PHP applications require frequent communication between PHP and remote sources. The primary remote sources are HTTP clients (browsers) and databases. If you properly track data, you should be able to identify when data is exposed. The primary source of exposure is the Internet, and you want to be particularly mindful of data that is exposed over the Internet because it is a very public network.

Data exposure isn’t always a security risk. However, the exposure of sensitive data should be minimized as much as possible. For example, if a user enters payment information, you should use SSL to protect the credit card information as it travels from the client to your server. If you display this credit card number on a verification page, you are actually sending it back to the client, so this page should also be protected with SSL.

In this particular scenario, displaying the credit card number to the user increases its exposure. SSL does mitigate the risk, but a better approach is to eliminate the exposure altogether by displaying only the last four digits (or any similar approach).

In order to minimize the exposure of sensitive data, you must identify what data is sensitive, keep track of it, and eliminate all unnecessary exposure. In this book, I demonstrate some techniques that can help you minimize the exposure of many common types of sensitive data.

Practices

Like the principles described in the previous section, there are many practices that you can employ to develop more secure applications. This list of practices is also small and focused to highlight the ones that I consider to be most important.

Some of these practices are abstract, but each has practical applications, which are described to clarify the intended use and purpose of each.

Balance Risk and Usability

While user friendliness and security safeguards are not mutually exclusive, steps taken to increase security often decrease usability. While it’s important to consider illegitimate uses of your applications as you write your code, it’s also important to be mindful of your legitimate users. The appropriate balance can be difficult to achieve, and it’s something that you have to determine for yourself—no one else can determine the best balance for your applications.

Try to employ the use of safeguards that are transparent to the user. If this isn’t possible, try to use safeguards that are already familiar to the user (or likely to be). For example, providing a username and password to gain access to restricted information or services is an expected procedure.

When you suspect foul play, realize that you might be mistaken and act accordingly. For example, it is a common practice to prompt users to enter their password again whenever their identity is in question. This is a minor hassle to legitimate users but a substantial obstacle to an attacker. Technically, this is almost identical to prompting users to authenticate themselves again entirely, but the user experience is much friendlier.

There is very little to gain by logging users out entirely or chiding them about an alleged attack. These approaches degrade usability substantially when you make a mistake, and mistakes happen.

In this book, I focus on providing safeguards that are either transparent or expected, and I encourage careful and sensible reactions to suspected attacks.

Track Data

The most important thing you can do as a security-conscious developer is keep track of data at all times—not only what it is and where it is, but also where it’s from and where it’s going. Sometimes this can be difficult, especially without a firm understanding of how the Web works, and this is why inexperienced web developers are prone to making mistakes that yield security vulnerabilities, even when they have experience developing applications in other environments.

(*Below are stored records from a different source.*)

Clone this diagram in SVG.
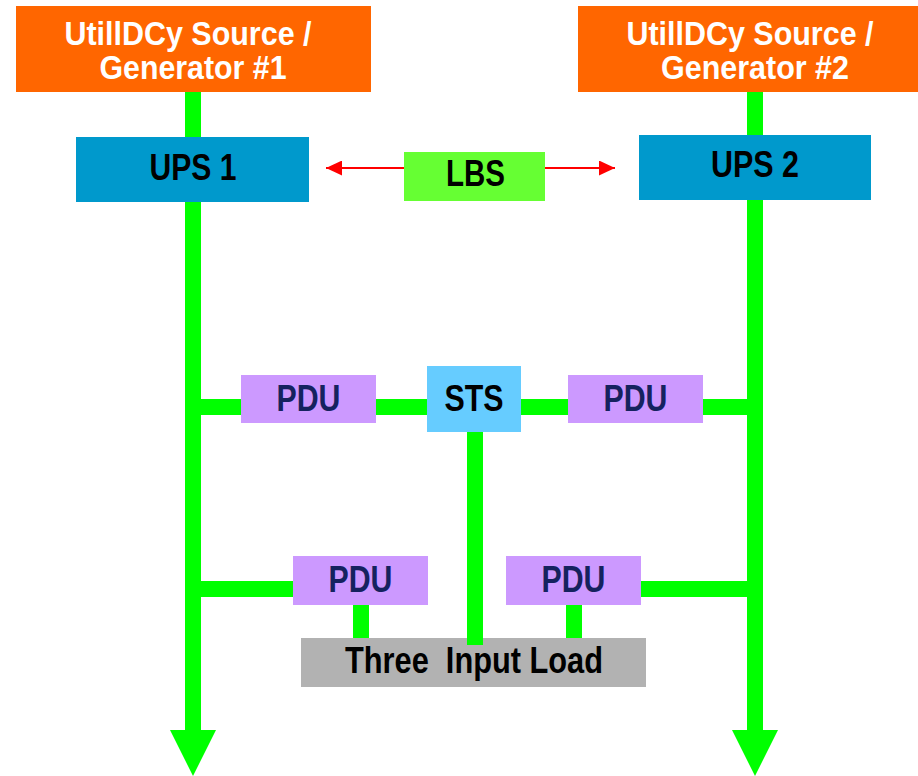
<svg xmlns="http://www.w3.org/2000/svg" width="918" height="776" viewBox="0 0 918 776">
  <defs>
    <style>
      .lbl { font-family: "Liberation Sans", Arial, sans-serif; font-weight: bold; font-size: 36px; text-anchor: middle; }
      .two { font-size: 33px; }
      .src { fill: #FF6600; }
      .ups { fill: #0099CC; }
      .lbs { fill: #66FF33; }
      .pdu { fill: #CC99FF; }
      .sts { fill: #66CCFF; }
      .load { fill: #B2B2B2; }
      .feed { stroke: #00FF00; stroke-width: 16; fill: none; }
      .head { fill: #00FF00; }
      .link { stroke: #FF0000; stroke-width: 2; fill: none; }
      .white { fill: #FFFFFF; }
      .black { fill: #000000; }
      .navy { fill: #15225F; }
    </style>
    <marker id="redHead" viewBox="0 0 16 15" refX="16" refY="7.5" markerWidth="16" markerHeight="15" markerUnits="userSpaceOnUse" orient="auto-start-reverse">
      <path d="M0,0 L16,7.5 L0,15 Z" fill="#FF0000"/>
    </marker>
  </defs>

  <rect width="918" height="776" fill="#FFFFFF"/>

  <!-- power feeds and links -->
  <g id="connectors">
    <line class="feed" x1="193" y1="92" x2="193" y2="732"/>
    <line class="feed" x1="755" y1="92" x2="755" y2="732"/>
    <polygon class="head" points="170,730 216,730 193,776"/>
    <polygon class="head" points="732,730 778,730 755,776"/>
    <line class="feed" x1="185" y1="407" x2="763" y2="407"/>
    <line class="feed" x1="185" y1="589" x2="293" y2="589"/>
    <line class="feed" x1="641" y1="589" x2="763" y2="589"/>
    <line class="feed" x1="361" y1="604" x2="361" y2="639"/>
    <line class="feed" x1="574" y1="604" x2="574" y2="639"/>
    <line class="link" x1="404" y1="168" x2="326" y2="168" marker-end="url(#redHead)"/>
    <line class="link" x1="545" y1="168" x2="615" y2="168" marker-end="url(#redHead)"/>
  </g>

  <g id="source1">
    <rect class="src" x="16" y="6" width="355" height="86"/>
    <text class="lbl two white" x="188" y="45" textLength="247" lengthAdjust="spacingAndGlyphs">UtillDCy Source /</text>
    <text class="lbl two white" x="193" y="79" textLength="187" lengthAdjust="spacingAndGlyphs">Generator #1</text>
  </g>

  <g id="source2">
    <rect class="src" x="578" y="6" width="340" height="86"/>
    <text class="lbl two white" x="750" y="45" textLength="247" lengthAdjust="spacingAndGlyphs">UtillDCy Source /</text>
    <text class="lbl two white" x="755" y="79" textLength="188" lengthAdjust="spacingAndGlyphs">Generator #2</text>
  </g>

  <g id="ups1">
    <rect class="ups" x="76" y="137" width="233" height="65"/>
    <text class="lbl black" x="193" y="180" textLength="87" lengthAdjust="spacingAndGlyphs">UPS 1</text>
  </g>

  <g id="ups2">
    <rect class="ups" x="639" y="135" width="232" height="65"/>
    <text class="lbl black" x="755" y="177" textLength="88" lengthAdjust="spacingAndGlyphs">UPS 2</text>
  </g>

  <g id="lbs">
    <rect class="lbs" x="404" y="152" width="141" height="49"/>
    <text class="lbl black" x="475.5" y="186" textLength="59" lengthAdjust="spacingAndGlyphs">LBS</text>
  </g>

  <g id="pdu1">
    <rect class="pdu" x="241" y="375" width="135" height="48"/>
    <text class="lbl navy" x="308.5" y="411" textLength="64" lengthAdjust="spacingAndGlyphs">PDU</text>
  </g>

  <g id="sts">
    <rect class="sts" x="427" y="366" width="94" height="66"/>
    <line class="feed" x1="475" y1="432" x2="475" y2="645"/>
    <text class="lbl black" x="474" y="411" textLength="59" lengthAdjust="spacingAndGlyphs">STS</text>
  </g>

  <g id="pdu2">
    <rect class="pdu" x="568" y="375" width="135" height="48"/>
    <text class="lbl navy" x="635.5" y="411" textLength="64" lengthAdjust="spacingAndGlyphs">PDU</text>
  </g>

  <g id="pdu3">
    <rect class="pdu" x="293" y="556" width="135" height="49"/>
    <text class="lbl navy" x="360.5" y="592" textLength="64" lengthAdjust="spacingAndGlyphs">PDU</text>
  </g>

  <g id="pdu4">
    <rect class="pdu" x="506" y="556" width="135" height="49"/>
    <text class="lbl navy" x="573.5" y="592" textLength="64" lengthAdjust="spacingAndGlyphs">PDU</text>
  </g>

  <g id="load">
    <rect class="load" x="301" y="638" width="345" height="49"/>
    <line class="feed" x1="475" y1="630" x2="475" y2="645"/>
    <text class="lbl black" x="474" y="673" textLength="258" lengthAdjust="spacingAndGlyphs" xml:space="preserve">Three  Input Load</text>
  </g>
</svg>
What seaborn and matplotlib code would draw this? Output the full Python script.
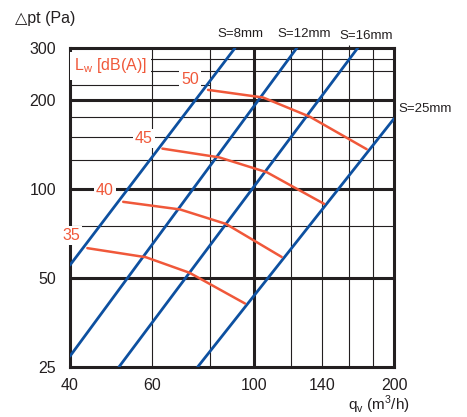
import numpy as np
import pandas as pd
import matplotlib
matplotlib.use('Agg')
import matplotlib.pyplot as plt
from matplotlib.ticker import NullLocator, FixedLocator, NullFormatter
import seaborn as sns

# ---- data ----
q_ticks = [40, 100, 200]
q_ticks_minor = [60, 140]
dp_ticks = [25, 50, 100, 200, 300]

q_grid_thin = [60, 80, 120, 140, 160, 180]
q_grid_thick = [100]
dp_grid_thin = [75, 125, 150, 175, 250, 275]
dp_grid_thick = [50, 100, 200]

# S lines (slot opening): two end points each, straight in log-log
s_names = ['S=8mm', 'S=12mm', 'S=16mm', 'S=25mm']
s_q = [[40, 90.8], [40, 123.4], [51, 167], [75.4, 200]]
s_dp = [[55.3, 300], [27.2, 300], [25, 300], [25, 173]]

# sound power level curves Lw [dB(A)]
lw_levels = [50, 45, 40, 35]
lw_q = [[79.4, 104.4, 131.8, 174.6],
        [63.3, 83.9, 106.3, 141.3],
        [52.1, 69.1, 86.8, 114.5],
        [43.6, 58.3, 72.4, 95.4]]
lw_dp = [[216.5, 204, 175.5, 136.4],
         [137, 128, 114, 89.1],
         [90.5, 85.3, 76.2, 58.9],
         [63.1, 58.8, 52.1, 41.0]]

BLUE = '#0d50a0'
ORANGE = '#f0583a'
INK = '#231f20'

sns.set_theme(style='white')
plt.rcParams['font.family'] = ['Liberation Sans', 'DejaVu Sans']
plt.rcParams['mathtext.fontset'] = 'custom'
plt.rcParams['mathtext.rm'] = 'Liberation Sans'

fig = plt.figure(figsize=(4.67, 4.17), dpi=100)
ax = fig.add_axes([70 / 467, 50 / 417, 324 / 467, 319 / 417])
ax.set_xscale('log')
ax.set_yscale('log')
ax.set_xlim(40, 200)
ax.set_ylim(25, 300)

# grid
for v in q_grid_thin:
    ax.axvline(v, color=INK, lw=0.8, zorder=1)
for v in q_grid_thick:
    ax.axvline(v, color=INK, lw=2.2, zorder=1)
for v in dp_grid_thin:
    ax.axhline(v, color=INK, lw=0.8, zorder=1)
for v in dp_grid_thick:
    ax.axhline(v, color=INK, lw=2.2, zorder=1)
ax.hlines(225, 40, 80, color=INK, lw=0.8, zorder=1)

# S lines
df_s = pd.DataFrame({
    'q': np.concatenate(s_q),
    'dp': np.concatenate(s_dp),
    'S': np.repeat(s_names, 2),
})
sns.lineplot(data=df_s, x='q', y='dp', hue='S', units='S', estimator=None,
             palette=[BLUE] * 4, lw=2.0, legend=False, ax=ax, zorder=3)

# Lw curves
df_lw = pd.DataFrame({
    'q': np.concatenate(lw_q),
    'dp': np.concatenate(lw_dp),
    'Lw': np.repeat(lw_levels, 4),
})
sns.lineplot(data=df_lw, x='q', y='dp', hue='Lw', units='Lw', estimator=None,
             palette=[ORANGE] * 4, lw=1.8, legend=False, ax=ax, zorder=4)

# frame and ticks
for sp in ax.spines.values():
    sp.set_linewidth(2.2)
    sp.set_color(INK)
    sp.set_zorder(2)

ax.xaxis.set_major_locator(FixedLocator(q_ticks))
ax.xaxis.set_minor_locator(FixedLocator(q_ticks_minor))
ax.set_xticklabels([str(v) for v in q_ticks])
ax.set_xticklabels([str(v) for v in q_ticks_minor], minor=True)
ax.yaxis.set_major_locator(FixedLocator(dp_ticks))
ax.yaxis.set_minor_locator(NullLocator())
ax.set_yticklabels([str(v) for v in dp_ticks])
ax.tick_params(axis='both', which='major', direction='out', length=5,
               width=2.2, color=INK, labelsize=11.5, labelcolor=INK, pad=3)
ax.tick_params(axis='x', which='minor', length=0, labelsize=11.5,
               labelcolor=INK, pad=8)
ax.tick_params(axis='y', which='major', pad=5)
ax.set_xlabel('')
ax.set_ylabel('')

top = ax.secondary_xaxis('top')
top.set_xticks([160])
top.xaxis.set_minor_locator(NullLocator())
top.xaxis.set_major_formatter(NullFormatter())
top.tick_params(length=2.5, width=0.8, color=INK)
top.spines['top'].set_visible(False)

# texts
ax.text(-0.170, 1.094, '\u25b3pt (Pa)', transform=ax.transAxes,
        fontsize=11.5, color=INK, ha='left', va='center')
ax.text(0.858, -0.118, r'q$_\mathregular{v}$ (m$^\mathregular{3}$/h)',
        transform=ax.transAxes, fontsize=11, color=INK, ha='left', va='center')

s_pos = [(0.526, 1.044, 'center'), (0.722, 1.044, 'center'),
         (0.915, 1.038, 'center'), (1.015, 0.809, 'left')]
for name, (x, y, ha) in zip(s_names, s_pos):
    ax.text(x, y, name, transform=ax.transAxes, fontsize=9.5, color=INK,
            ha=ha, va='center')

ax.text(0.012, 0.944, r'L$_\mathregular{w}$ [dB(A)]', transform=ax.transAxes,
        fontsize=11.5, color=ORANGE, ha='left', va='center', zorder=6,
        bbox=dict(facecolor='white', edgecolor='none', pad=3))

lab_pos = [(0.370, 0.900), (0.228, 0.717), (0.108, 0.553), (0.004, 0.411)]
for lev, (x, y) in zip(lw_levels, lab_pos):
    ax.text(x, y, str(lev), transform=ax.transAxes, fontsize=11.5,
            color=ORANGE, ha='center', va='center', zorder=6, clip_on=False,
            bbox=dict(facecolor='white', edgecolor='none', pad=1.5))

fig.savefig('out.png', dpi=100)
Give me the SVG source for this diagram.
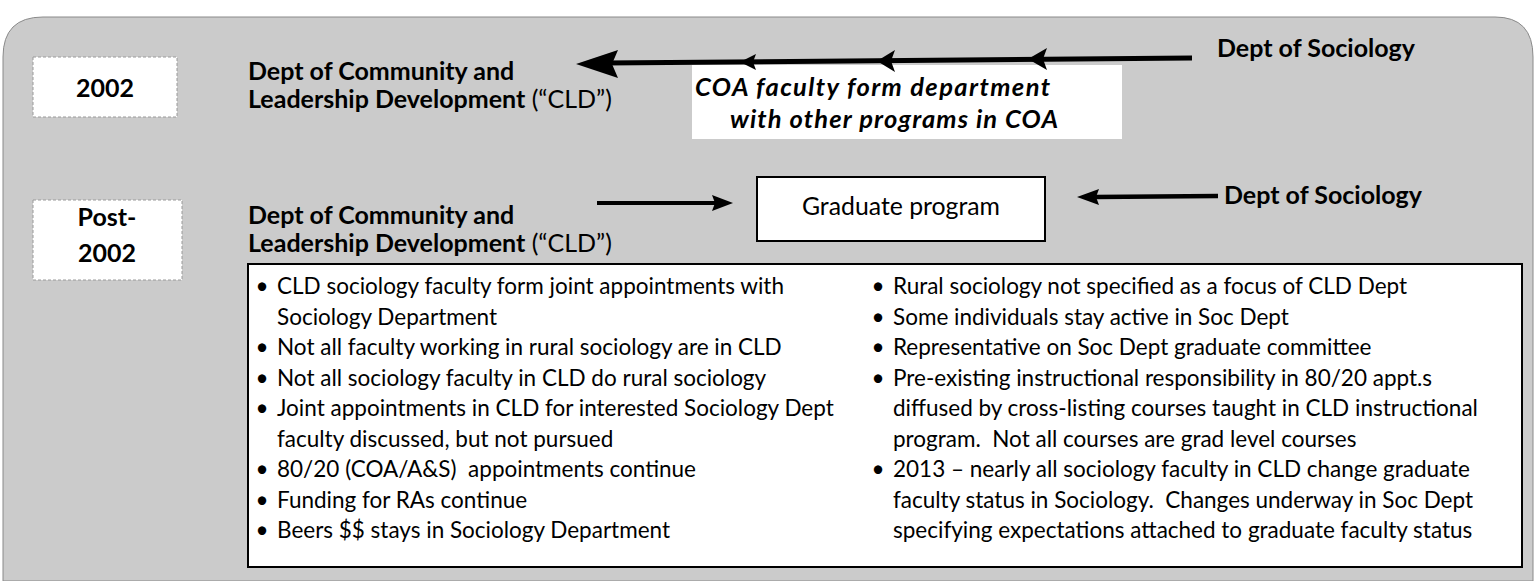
<svg xmlns="http://www.w3.org/2000/svg" width="1535" height="581" viewBox="0 0 1535 581">
<defs>
<style>
.hd{font-family:Lato,"Liberation Sans",sans-serif;font-weight:700;font-size:25px;fill:#000}
.rg{font-family:Lato,"Liberation Sans",sans-serif;font-weight:400;fill:#000}
.it{font-family:Lato,"Liberation Sans",sans-serif;font-weight:700;font-style:italic;font-size:25.5px;fill:#000}
.bl{font-family:Lato,"Liberation Sans",sans-serif;font-weight:400;font-size:22.5px;fill:#000;white-space:pre}
.wbox{fill:#fff;stroke:#9a9a9a;stroke-width:1;stroke-dasharray:3 2}
.kbox{fill:#fff;stroke:#000;stroke-width:2}
.ln{stroke:#000;fill:none;stroke-linecap:butt}
.ah{fill:#000}
</style>
</defs>
<rect x="0" y="0" width="1535" height="581" fill="#fff"/>
<path d="M3,581 L3,57 Q3,17 43,17 L1495,17 Q1533,17 1533,57 L1533,581 Z" fill="#cbcbcb" stroke="#8a8a8a" stroke-width="1"/>

<g id="label-2002">
<rect class="wbox" x="33" y="57" width="144" height="60"/>
<text class="hd" x="105" y="97" text-anchor="middle">2002</text>
</g>

<g id="cld-2002">
<text class="hd" x="248" y="80">Dept of Community and</text>
<text class="hd" x="248" y="108">Leadership Development<tspan class="rg"> (“CLD”)</tspan></text>
</g>

<g id="coa-note">
<rect x="692" y="65" width="430" height="74" fill="#fff"/>
<text class="it" x="695" y="96" textLength="355">COA faculty form department</text>
<text class="it" x="730" y="128" textLength="328">with other programs in COA</text>
</g>

<g id="soc-2002">
<text class="hd" x="1217" y="57">Dept of Sociology</text>
</g>

<g id="label-post">
<rect class="wbox" x="33" y="200" width="149" height="80"/>
<text class="hd" x="107" y="226" text-anchor="middle">Post-</text>
<text class="hd" x="107" y="262" text-anchor="middle">2002</text>
</g>

<g id="cld-post">
<text class="hd" x="248" y="224">Dept of Community and</text>
<text class="hd" x="248" y="252">Leadership Development<tspan class="rg"> (“CLD”)</tspan></text>
</g>

<g id="grad-program">
<rect class="kbox" x="757" y="177" width="288" height="64"/>
<text class="rg" x="901" y="215" text-anchor="middle" font-size="24.8">Graduate program</text>
</g>

<g id="soc-post">
<text class="hd" x="1224" y="204">Dept of Sociology</text>
</g>

<g id="connectors">
<line class="ln" x1="1192" y1="58" x2="605" y2="63" stroke-width="5"/>
<polygon class="ah" points="576,64 618,50 612,64 618,78"/>
<polygon class="ah" points="740,62 756,54 753,62 756,70"/>
<polygon class="ah" points="877,61 895,50 891,61 895,72"/>
<polygon class="ah" points="1028,59 1047,48 1043,59 1047,70"/>
<line class="ln" x1="597" y1="203" x2="716" y2="203" stroke-width="4"/>
<polygon class="ah" points="733,203 712,195 715,203 712,211"/>
<line class="ln" x1="1218" y1="196" x2="1095" y2="197" stroke-width="4.5"/>
<polygon class="ah" points="1077,197 1099,189 1096,197 1099,205"/>
</g>

<g id="bullets">
<rect class="kbox" x="248" y="264" width="1274" height="303"/>
<g class="bl">
<text x="262" y="294" text-anchor="middle">•</text><text x="277" y="294">CLD sociology faculty form joint appointments with</text>
<text x="277" y="324.5">Sociology Department</text>
<text x="262" y="355" text-anchor="middle">•</text><text x="277" y="355">Not all faculty working in rural sociology are in CLD</text>
<text x="262" y="385.5" text-anchor="middle">•</text><text x="277" y="385.5">Not all sociology faculty in CLD do rural sociology</text>
<text x="262" y="416" text-anchor="middle">•</text><text x="277" y="416">Joint appointments in CLD for interested Sociology Dept</text>
<text x="277" y="446.5">faculty discussed, but not pursued</text>
<text x="262" y="477" text-anchor="middle">•</text><text x="277" y="477" xml:space="preserve">80/20 (COA/A&amp;S)  appointments continue</text>
<text x="262" y="507.5" text-anchor="middle">•</text><text x="277" y="507.5">Funding for RAs continue</text>
<text x="262" y="538" text-anchor="middle">•</text><text x="277" y="538">Beers $$ stays in Sociology Department</text>
<text x="878" y="294" text-anchor="middle">•</text><text x="893" y="294">Rural sociology not specified as a focus of CLD Dept</text>
<text x="878" y="324.5" text-anchor="middle">•</text><text x="893" y="324.5">Some individuals stay active in Soc Dept</text>
<text x="878" y="355" text-anchor="middle">•</text><text x="893" y="355">Representative on Soc Dept graduate committee</text>
<text x="878" y="385.5" text-anchor="middle">•</text><text x="893" y="385.5">Pre-existing instructional responsibility in 80/20 appt.s</text>
<text x="893" y="416">diffused by cross-listing courses taught in CLD instructional</text>
<text x="893" y="446.5" xml:space="preserve">program.  Not all courses are grad level courses</text>
<text x="878" y="477" text-anchor="middle">•</text><text x="893" y="477">2013 – nearly all sociology faculty in CLD change graduate</text>
<text x="893" y="507.5" xml:space="preserve">faculty status in Sociology.  Changes underway in Soc Dept</text>
<text x="893" y="538">specifying expectations attached to graduate faculty status</text>
</g>
</g>
</svg>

Most people who use email are not easily fooled by spam with a subject of “Re: Hello”—they recognize that the subject can be forged, and therefore the email isn’t necessarily a reply to a previous email with a subject of “Hello.” In short, people know not to place much trust in the subject. Far fewer people realize that the From header can also be forged. They mistakenly believe that this reliably indicates the email’s origin.

The Web is very similar, and one of the things I want to teach you is how to distinguish between the data that you can trust and the data that you cannot. It’s not always easy, but blind paranoia certainly isn’t the answer.

PHP helps you identify the origin of most data—superglobal arrays such as $_GET, $_POST, and $_COOKIE clearly identify input from the user. A strict naming convention can help you keep up with the origin of all data throughout your code, and this is a technique that I frequently demonstrate and highly recommend.

While understanding where data enters your application is paramount, it is also very important to understand where data exits your application. When you use echo, for example, you are sending data to the client. When you use mysql_query(), you are sending data to a MySQL database (even when the purpose of the query is to retrieve data).

When I audit a PHP application for security vulnerabilities, I focus on the code that interacts with remote systems. This code is the most likely to contain security vulnerabilities, and it therefore demands the most careful attention to detail during development and during peer reviews.

Filter Input

Filtering is one of the cornerstones of web application security. It is the process by which you prove the validity of data. By ensuring that all data is properly filtered on input, you can eliminate the risk that tainted (unfiltered) data is mistakenly trusted or misused in your application. The vast majority of security vulnerabilities in popular PHP applications can be traced to a failure to filter input.

When I refer to filtering input, I am really describing three different steps:

  • Identifying input

  • Filtering input

  • Distinguishing between filtered and tainted data

The first step is to identify input because if you don’t know what it is, you can’t be sure to filter it. Input is any data that originates from a remote source. For example, anything sent by the client is input, although the client isn’t the only remote source of data—other examples include database servers and RSS feeds.

Data that originates from the client is easy to identify—PHP provides this data in superglobal arrays, such as $_GET and $_POST. Other input can be more difficult to identify—for example, $_SERVER contains many elements that can be manipulated by the client. It’s not always easy to determine which elements in $_SERVER constitute input, so a best practice is to consider this entire array to be input.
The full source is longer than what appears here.